__PROBLEM DESCRIPTION__.
Copy every line that contains the string "this" from the entries below.

Source code of charts:
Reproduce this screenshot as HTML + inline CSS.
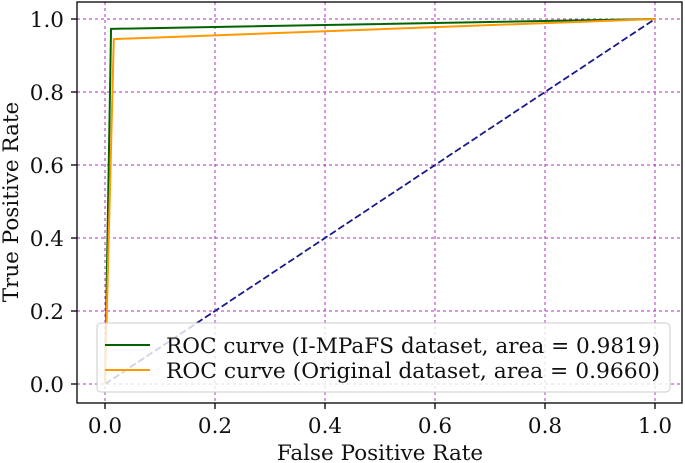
<!DOCTYPE html>
<html><head><meta charset="utf-8"><style>
body{margin:0;background:#fff}
svg{display:block;font-family:"DejaVu Serif","Liberation Serif",serif}
</style></head><body>
<svg id="chart" width="685" height="463">
<g id="grid"></g>
<g id="series"></g>
<rect x="77" y="2" width="605" height="401" fill="none" stroke="#000" stroke-width="1.3"/>
<g id="ticks"></g>
<text x="380" y="460" text-anchor="middle" font-size="21.5" fill="#111">False Positive Rate</text>
<text transform="translate(18,202) rotate(-90)" text-anchor="middle" font-size="21.5" fill="#111">True Positive Rate</text>
<g>
<rect x="97" y="323" width="573" height="69" rx="4" fill="#fff" fill-opacity="0.8" stroke="#ccc"/>
<line x1="105" y1="345" x2="150" y2="345" stroke="#006400" stroke-width="2"/>
<text x="166" y="353" font-size="21.5" fill="#111" textLength="494" lengthAdjust="spacingAndGlyphs">ROC curve (I-MPaFS dataset, area = 0.9819)</text>
<line x1="105" y1="370" x2="150" y2="370" stroke="#ff9900" stroke-width="2"/>
<text x="166" y="378" font-size="21.5" fill="#111" textLength="494" lengthAdjust="spacingAndGlyphs">ROC curve (Original dataset, area = 0.9660)</text>
</g>
</svg>
<script>
const xTicks=[0,0.2,0.4,0.6,0.8,1.0];
const yTicks=[0,0.2,0.4,0.6,0.8,1.0];
const greenFpr=[0,0.011,1];
const greenTpr=[0,0.973,1];
const orangeFpr=[0,0.016,1];
const orangeTpr=[0,0.945,1];
const diagFpr=[0,1];
const diagTpr=[0,1];
const X=v=>105+v*550, Y=v=>384-v*365;
const NS="http://www.w3.org/2000/svg";
const grid=document.getElementById('grid'),ticks=document.getElementById('ticks'),ser=document.getElementById('series');
function mk(t,a,p){const e=document.createElementNS(NS,t);for(const k in a)e.setAttribute(k,a[k]);p.appendChild(e);return e;}
xTicks.forEach(v=>{
 const g=mk('line',{x1:X(v),x2:X(v),y1:2,y2:403,stroke:'#b030c0','stroke-width':1,'stroke-dasharray':'3,3'},grid);
 
 
 mk('line',{x1:X(v),x2:X(v),y1:403,y2:409,stroke:'#000','stroke-width':1.3},ticks);
 const t=mk('text',{x:X(v),y:433,'text-anchor':'middle','font-size':21.5,fill:'#111'},ticks);
 t.textContent=v.toFixed(1);
 
 
});
yTicks.forEach(v=>{
 const g=mk('line',{x1:77,x2:682,y1:Y(v),y2:Y(v),stroke:'#b030c0','stroke-width':1,'stroke-dasharray':'3,3'},grid);
 
 
 mk('line',{x1:71,x2:77,y1:Y(v),y2:Y(v),stroke:'#000','stroke-width':1.3},ticks);
 const t=mk('text',{x:64,y:Y(v)+8,'text-anchor':'end','font-size':21.5,fill:'#111'},ticks);
 t.textContent=v.toFixed(1);
 
 
});
function line(xs,ys,attrs,name){
 const e=mk('polyline',Object.assign({points:xs.map((x,i)=>X(x)+','+Y(ys[i])).join(' '),fill:'none'},attrs),ser);
 
 
}
line(diagFpr,diagTpr,{stroke:'#1a1a8c','stroke-width':1.8,'stroke-dasharray':'7,3'},'chance-diagonal');
line(greenFpr,greenTpr,{stroke:'#006400','stroke-width':2},'roc-line-impafs');
line(orangeFpr,orangeTpr,{stroke:'#ff9900','stroke-width':2},'roc-line-original');
</script>
</body></html>
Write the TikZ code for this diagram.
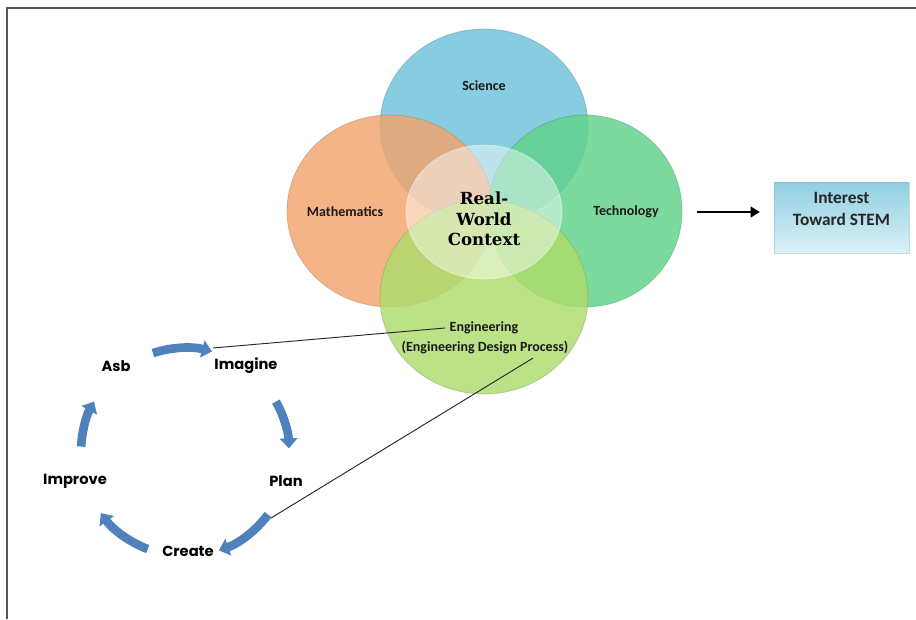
\documentclass[tikz,border=0pt]{standalone}
\usepackage{fontspec}
\setmainfont{Carlito}
\newfontfamily\gothicfont{Poppins}
\newfontfamily\slabfont{DejaVu Serif}
\usetikzlibrary{shapes.geometric,arrows.meta}

\definecolor{sciblue}{HTML}{6EC1DB}
\definecolor{mathorange}{HTML}{F2A46C}
\definecolor{techgreen}{HTML}{5FD28A}
\definecolor{enggreen}{HTML}{ADDC6C}
\definecolor{cycleblue}{HTML}{4F81BD}
\definecolor{boxblue}{HTML}{8FCFE2}
\definecolor{boxlight}{HTML}{DDF0F6}
\definecolor{framegray}{HTML}{555555}

\begin{document}
\begin{tikzpicture}[x=0.75pt,y=0.75pt,
        field/.style={fill=#1, fill opacity=0.82, draw=#1!70!black, draw opacity=0.4, line width=0.6},
        fieldlabel/.style={font=\bfseries\fontsize{10.5}{12}\selectfont, text=black!90},
        steplabel/.style={font=\gothicfont\bfseries\fontsize{11}{13}\selectfont},
        cyclearrow/.style={draw=cycleblue, line width=6.5pt, -{Triangle[width=13pt,length=7.5pt]}},
        stembox/.style={rectangle, draw=boxblue!70!gray, draw opacity=0.5, top color=boxblue, bottom color=boxlight, minimum width=101pt, minimum height=53pt},
        connector/.style={draw=black!85, line width=0.7},
        ]

        \useasboundingbox (0,0) rectangle (916,619);

        % Frame
        \draw[framegray, line width=1.5] (7,0) -- (7,610.5) -- (916,610.5);

        % Circles
        \path[field=sciblue] (484,493) ellipse [x radius=104, y radius=97];
        \path[field=mathorange] (390,408) ellipse [x radius=103, y radius=96];
        \path[field=techgreen] (585,408) ellipse [x radius=97, y radius=96];
        \path[field=enggreen] (484,322) ellipse [x radius=104, y radius=97];
        \path[fill=white, fill opacity=0.45, draw=white, draw opacity=0.6] (484,407) ellipse [x radius=78, y radius=67];

        % Labels
        \node[fieldlabel] (science) at (484,533) {Science};
        \node[fieldlabel] (maths) at (345,407) {Mathematics};
        \node[fieldlabel] (tech) at (626,407) {Technology};
        \node[fieldlabel] (eng) at (484,291) {Engineering};
        \node[fieldlabel] (edp) at (485,272) {(Engineering Design Process)};
        \node[font=\slabfont\bfseries\fontsize{12.5}{15.4}\selectfont, align=center] (context) at (484,400) {Real-\\World\\Context};

        % Interest
        \node[stembox] (stem) at (841.5,401.5) {};
        \node[font=\bfseries\fontsize{13}{17}\selectfont, align=center, text=black!85] (stemtext) at (841.5,410) {Interest\\Toward STEM};
        \coordinate (arrowstart) at (697,407);
        \draw[line width=2.2, -{Triangle[width=8pt,length=7pt]}] (arrowstart) -- ([xshift=-10.5pt]stem.west |- arrowstart);

        % Design cycle
        \coordinate (cyc) at (185,167);
        \node[steplabel] (ask) at (116,253) {Asb};
        \node[steplabel] (imagine) at (246,253) {Imagine};
        \node[steplabel] (plan) at (286,138) {Plan};
        \node[steplabel] (create) at (188,68) {Create};
        \node[steplabel] (improve) at (75,138) {Improve};

        \draw[cyclearrow] ([shift={(108:104)}]cyc) arc[start angle=108, end angle=75, radius=104];
        \draw[cyclearrow] ([shift={(29:104)}]cyc) arc[start angle=29, end angle=2, radius=104];
        \draw[cyclearrow] ([shift={(-37:104)}]cyc) arc[start angle=-37, end angle=-71, radius=104];
        \draw[cyclearrow] ([shift={(-111:104)}]cyc) arc[start angle=-111, end angle=-144, radius=104];
        \draw[cyclearrow] ([shift={(177:104)}]cyc) arc[start angle=177, end angle=151, radius=104];

        % Links to engineering
        \coordinate (imaginetip) at (213,271);
        \coordinate (planend) at (271,101);
        \draw[connector] (imaginetip) -- (eng.west);
        \draw[connector] (planend) -- ([xshift=36pt]edp.south);

\end{tikzpicture}
\end{document}
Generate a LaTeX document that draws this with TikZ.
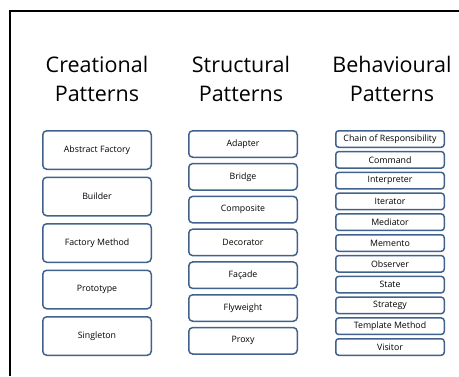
\documentclass[tikz,border=0pt]{standalone}
\usepackage{fontspec}
\setmainfont{Open Sans}
\usetikzlibrary{positioning}
\definecolor{boxblue}{RGB}{65,98,140}

\begin{document}
\begin{tikzpicture}[
      x=1pt, y=-1pt,
      title/.style={align=center, font=\fontsize{21.5}{29}\selectfont, inner sep=0pt},
      pattern/.style={draw=boxblue, line width=1.5pt, rounded corners=4pt, fill=white,
        minimum width=108.5pt, inner sep=0pt, font=\fontsize{8.8}{10}\selectfont},
      creational/.style={pattern, minimum height=38.5pt},
      structural/.style={pattern, minimum height=26.5pt},
      behavioural/.style={pattern, minimum height=16.5pt, rounded corners=3pt},
    ]
      \useasboundingbox (0,0) rectangle (459,376);
      \draw[line width=2pt] (10,376) -- (10,11) -- (459,11);

      % titles
      \node[title] (creat) at (97,79) {Creational\\Patterns};
      \node[title] (struct) at (241,79) {Structural\\Patterns};
      \node[title] (behav) at (392,79) {Behavioural\\Patterns};

      % creational column
      \node[creational] (abstract) at (97,150) {Abstract Factory};
      \node[creational, below=6.5pt of abstract] (builder) {Builder};
      \node[creational, below=6.5pt of builder] (factory) {Factory Method};
      \node[creational, below=6.5pt of factory] (prototype) {Prototype};
      \node[creational, below=6.5pt of prototype] (singleton) {Singleton};

      % structural column
      \node[structural] (adapter) at (243,144) {Adapter};
      \node[structural, below=4.8pt of adapter] (bridge) {Bridge};
      \node[structural, below=4.8pt of bridge] (composite) {Composite};
      \node[structural, below=4.8pt of composite] (decorator) {Decorator};
      \node[structural, below=4.8pt of decorator] (facade) {Façade};
      \node[structural, below=4.8pt of facade] (flyweight) {Flyweight};
      \node[structural, below=4.8pt of flyweight] (proxy) {Proxy};

      % behavioural column
      \node[behavioural] (chain) at (390,139) {Chain of Responsibility};
      \node[behavioural, below=2.8pt of chain] (command) {Command};
      \node[behavioural, below=2.8pt of command] (interpreter) {Interpreter};
      \node[behavioural, below=2.8pt of interpreter] (iterator) {Iterator};
      \node[behavioural, below=2.8pt of iterator] (mediator) {Mediator};
      \node[behavioural, below=2.8pt of mediator] (memento) {Memento};
      \node[behavioural, below=2.8pt of memento] (observer) {Observer};
      \node[behavioural, below=2.8pt of observer] (state) {State};
      \node[behavioural, below=2.8pt of state] (strategy) {Strategy};
      \node[behavioural, below=2.8pt of strategy] (template) {Template Method};
      \node[behavioural, below=2.8pt of template] (visitor) {Visitor};
    \end{tikzpicture}
\end{document}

__EXERCISE RESPONSE__.
Reproduce this screenshot as HTML + inline CSS.
Write the TikZ code for this diagram.
Generate a LaTeX document that draws this with TikZ.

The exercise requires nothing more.